The Evolution of Visual Speech Recognition: From Deep Spatio-Temporal Modeling to LLM-Guided Reasoning
- Visual speech recognition literature is scattered by model family, lacking an end-to-end view from preprocessing to decoding, so researchers struggle to grasp how the field evolved in distinct stages. Five technological eras and typical architectures were mapped from statistical models and RNN/CNN stacks to Transformers and LLM-guided reasoning, anchoring the manuscript narrative.
- Datasets and benchmarks use inconsistent protocols, mixing controlled vs. in-the-wild and monolingual vs. multilingual settings. A taxonomy over granularity, collection environment, language, and modality was established, plus trends from lab benchmarks to large-scale in-the-wild multilingual evaluation, helping readers locate suitable data and evaluation settings by scenario.

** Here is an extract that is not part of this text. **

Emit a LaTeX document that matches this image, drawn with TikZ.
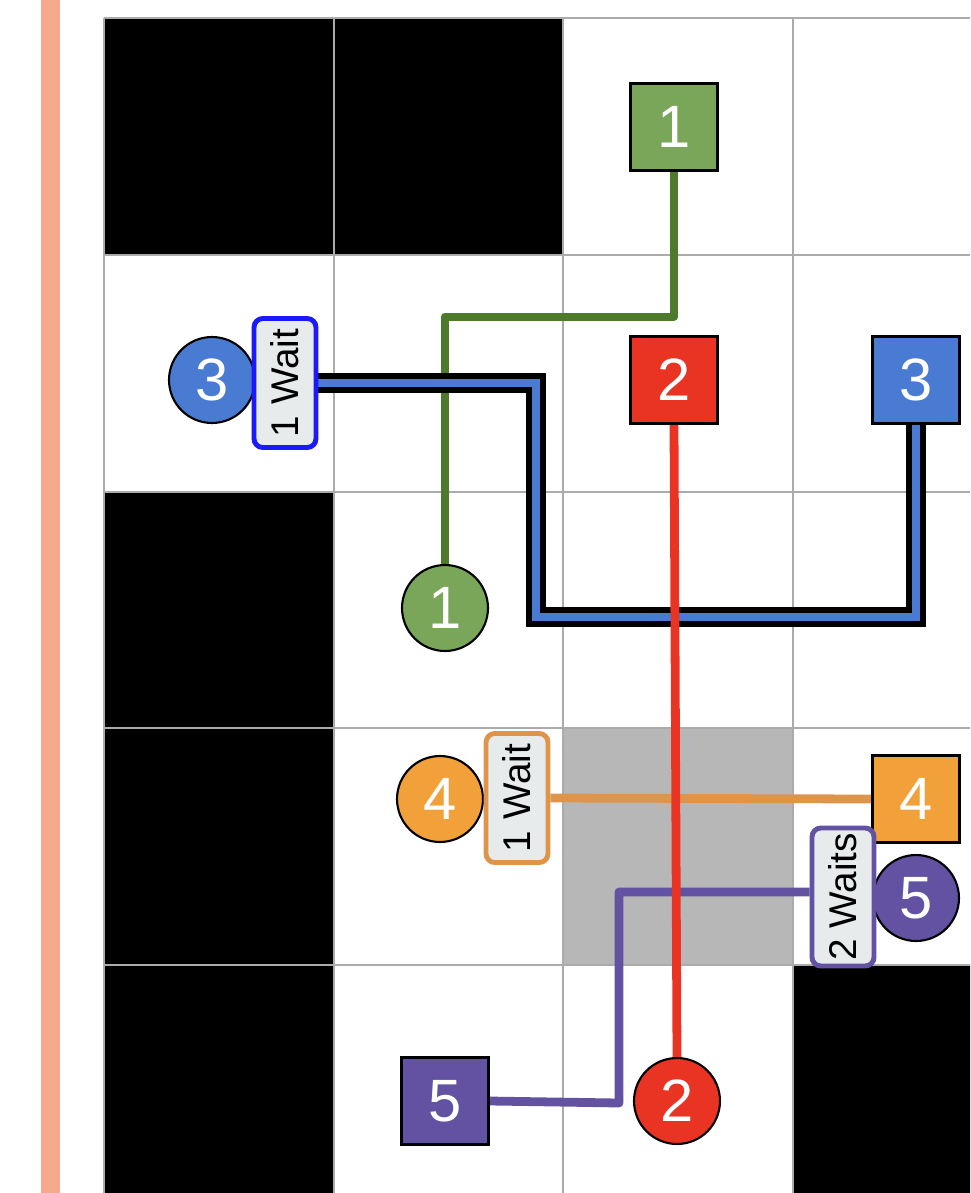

- Method lists alone do not guide deployment; robustness, low-resource languages, label noise, long-form speech, and efficiency remain shared bottlenecks. Open-problems and future-direction chapters were drafted, summarizing environmental adaptability, deployment efficiency, and links to multimodal and large-model trends, yielding a citable systematic reference framework.
Abstract
Visual Speech Recognition (VSR) has rapidly evolved from handcrafted feature pipelines to deep spatio-temporal architectures and, more recently, LLM-guided reasoning systems. This survey provides a systematic review of that evolution, covering core components of the VSR pipeline, including preprocessing, visual feature extraction, spatio-temporal enhancement, sequence modeling, and decoding. We organize representative methods into five technological eras and analyze their structural shifts from statistical models and recurrent networks to temporal convolutions, Transformer-based global attention, and LLM-empowered generative refinement. We further present a comprehensive dataset taxonomy across granularity, collection environment, language, and modality, and summarize benchmark trends from controlled settings to large-scale in-the-wild and multilingual scenarios. Comparative analysis highlights that while modern visual encoders and attention mechanisms significantly improve discriminative capability, intrinsic viseme ambiguity remains a central bottleneck for visual-only recognition, motivating stronger linguistic priors and multimodal integration. Finally, we discuss key open challenges, including robustness under real-world perturbations, low-resource language coverage, annotation quality, long-form continuous speech modeling, and deployment efficiency, and outline future directions toward reliability-aware decoding, language-agnostic transfer, and scalable multimodal VSR systems.